J’ai saisi le Médiateur de la République, l’excellent Jean-Paul Delevoye, qui a reconnu qu’il y avait effectivement un problème, les militaires se retrouvant dans une quasi impossibilité de faire la preuve de ce lien de causalité. Il a écrit aux 3 ministres concernés dont celui de la Défense pour leur demander de modifier le code des pensions et assouplir la charge de la preuve.
Qu’a changé la loi Morin ?
La loi Morin votée le 12 janvier 2010 a reconnu 21 cancers radio-induits en France, ouvrant droit en principe, à une reconnaissance et une indemnisation. Cette loi a mis en place une procédure administrative via le comité d’indemnisation des victimes des essais nucléaires (CIVEN), en charge d’instruire les dossiers, d’expertiser et de rendre des recommandations.
C’est un processus qui est toujours en cours ?
A la date du 29 juin, le CIVEN avait examiné 549 dossiers pour attribuer seulement 4 indemnités minables, soit un taux de rejet de 99,3%.
Pourquoi ce comité rejette autant de dossiers ?
Le piège de cette loi Morin réside dans l’article 4. Nous nous battons depuis 3 ans pour modifier cet article. Trahisant la volonté d’Hervé Morin qui voulait renverser la charge de la preuve, les parlementaires de droite ont torpillé cette loi.
Je demande aujourd’hui à la gauche de tenir ses engagements qui n’a pas voulu voter en son temps la loi Morin, et notamment à Jean-Yves Le Drian, l’actuel ministre de la Défense, Christine Taubira et Marylise Lebranchu de faire le nécessaire avant Noël pour corriger cet article 4 par un amendement.
Quels sont les principaux impacts sanitaires qui touchent les vétérans de ces essais nucléaires ?
Nous souffrons de beaucoup de pathologies, comme les cancers du poumon, du foie, du colon, des glandes salivaires, de l’oesophage, bref des cancers généraux. C’est d’ailleurs ce qu’on nous reproche en arguant que rien ne dit que ces cancers sont la conséquence des essais.
Existe-t-il des études épidémiologiques précises sur les vétérans de ces essais nucléaires ?
Il n’existe pas d’étude générale sur ce problème. Une étude de mortalité menée par des chercheurs de Pau a révélé que les vétérans mourraient plus que la population générale de certaines pathologies comme les lymphomes.

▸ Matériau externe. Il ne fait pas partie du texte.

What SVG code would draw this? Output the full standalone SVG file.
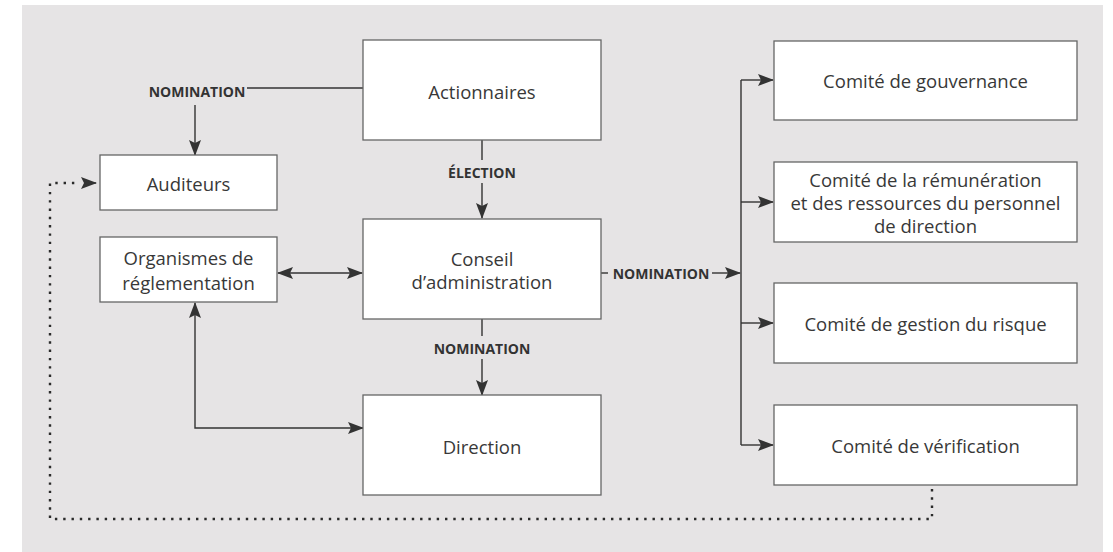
<svg xmlns="http://www.w3.org/2000/svg" width="1113" height="552" viewBox="0 0 1113 552">
  <defs>
    <style>
      .bg { fill: #e6e4e5; }
      .box { fill: #ffffff; stroke: #666666; stroke-width: 1.3; }
      .txt { font-family: "Open Sans", "Liberation Sans", sans-serif; font-weight: 400; font-size: 18.5px; fill: #383838; text-anchor: middle; dominant-baseline: central; }
      .lbl { font-family: "Open Sans", "Liberation Sans", sans-serif; font-weight: 700; font-size: 14px; fill: #333333; text-anchor: middle; dominant-baseline: central; }
      .ln { fill: none; stroke: #333333; stroke-width: 1.4; }
      .dot { fill: none; stroke: #2a2a2a; stroke-width: 2.4; stroke-dasharray: 2.4 5.9; }
    </style>
    <marker id="arr" viewBox="0 0 16 12" refX="15" refY="6" markerWidth="16" markerHeight="12" markerUnits="userSpaceOnUse" orient="auto-start-reverse">
      <path d="M0,0 L16,6 L0,12 L3,6 z" fill="#333333"/>
    </marker>
  </defs>

  <rect class="bg" x="22" y="5" width="1081" height="547"/>

  <!-- connectors -->
  <g id="connectors">
    <!-- Actionnaires -> Auditeurs (nomination) -->
    <path class="ln" d="M247,88 H363"/>
    <path class="ln" d="M195,105 V155" marker-end="url(#arr)"/>
    <!-- Actionnaires -> Conseil (election) -->
    <path class="ln" d="M482,140 V160"/>
    <path class="ln" d="M482,183 V218" marker-end="url(#arr)"/>
    <!-- Conseil -> Direction (nomination) -->
    <path class="ln" d="M482,319 V336"/>
    <path class="ln" d="M482,359 V395" marker-end="url(#arr)"/>
    <!-- Organismes <-> Conseil -->
    <path class="ln" d="M278,273 H362" marker-start="url(#arr)" marker-end="url(#arr)"/>
    <!-- Organismes <-> Direction -->
    <path class="ln" d="M195,303 V428 H363" marker-start="url(#arr)" marker-end="url(#arr)"/>
    <!-- Conseil -> committees (nomination) -->
    <path class="ln" d="M601,273 H608"/>
    <path class="ln" d="M712,273 H740" marker-end="url(#arr)"/>
    <path class="ln" d="M741,80 V445"/>
    <path class="ln" d="M741,80 H773" marker-end="url(#arr)"/>
    <path class="ln" d="M741,202 H773" marker-end="url(#arr)"/>
    <path class="ln" d="M741,323 H773" marker-end="url(#arr)"/>
    <path class="ln" d="M741,445 H773" marker-end="url(#arr)"/>
    <!-- Comité de vérification -> Auditeurs (dotted) -->
    <path class="dot" d="M932,489 V519 H50 V183 H77"/>
    <path class="ln" d="M90,183 H96" marker-end="url(#arr)" stroke="none"/>
    <text class="lbl" x="197" y="91">NOMINATION</text>
    <text class="lbl" x="482" y="172">ÉLECTION</text>
    <text class="lbl" x="482" y="348">NOMINATION</text>
    <text class="lbl" x="661" y="273">NOMINATION</text>
  </g>

  <g id="actionnaires">
    <rect class="box" x="363" y="40" width="238" height="100"/>
    <text class="txt" x="482" y="91">Actionnaires</text>
  </g>
  <g id="auditeurs">
    <rect class="box" x="100" y="155" width="177" height="55"/>
    <text class="txt" x="188.5" y="183">Auditeurs</text>
  </g>
  <g id="organismes">
    <rect class="box" x="100" y="237" width="177" height="65"/>
    <text class="txt" x="188.5" y="257.5">Organismes de</text>
    <text class="txt" x="188.5" y="282">réglementation</text>
  </g>
  <g id="conseil">
    <rect class="box" x="363" y="219" width="238" height="100"/>
    <text class="txt" x="482" y="258">Conseil</text>
    <text class="txt" x="482" y="281">d’administration</text>
  </g>
  <g id="direction">
    <rect class="box" x="363" y="395" width="238" height="100"/>
    <text class="txt" x="482" y="446">Direction</text>
  </g>
  <g id="comite-gouvernance">
    <rect class="box" x="774" y="41" width="303" height="79"/>
    <text class="txt" x="925.5" y="80">Comité de gouvernance</text>
  </g>
  <g id="comite-remuneration">
    <rect class="box" x="774" y="162" width="303" height="80"/>
    <text class="txt" x="925.5" y="179">Comité de la rémunération</text>
    <text class="txt" x="925.5" y="202">et des ressources du personnel</text>
    <text class="txt" x="925.5" y="225">de direction</text>
  </g>
  <g id="comite-risque">
    <rect class="box" x="774" y="283" width="303" height="80"/>
    <text class="txt" x="925.5" y="323">Comité de gestion du risque</text>
  </g>
  <g id="comite-verification">
    <rect class="box" x="774" y="405" width="303" height="80"/>
    <text class="txt" x="925.5" y="445">Comité de vérification</text>
  </g>
</svg>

Une étude de morbidité sur les personnes malades est actuellement menée par une équipe du Morbihan qui devrait livrer ses résultats à l’automne.
Combien de vétérans sont susceptibles d’avoir été victimes de ces essais nucléaires ?
Au total, on cite le chiffre de 150 000 vétérans qui pourraient être concernés. De façon certaine, les victimes réelles se comptent par milliers.
Quelles étaient les mesures de protection prises à l’époque lors de ces essais ?
Pratiquement aucune. A titre d’exemple, sur les bateaux autour des atolls, le personnel de bord était confiné à l’intérieur au moment des tirs, avec une ventilation en sourdine. Mais une heure après, tout le monde était dehors à seulement 80 km des bombes qui sautaient comme des pétards.
On tournait autour en envoyant des avions qui prenaient notamment des photos et revenaient contaminés sur les bateaux, qui étaient nettoyés ensuite au balai brosse et à la mousse qui se retrouvait sur les matelots. Sur les atolls, les militaires étaient en short et chemisettes à l’air libre quelques heures seulement après les tirs.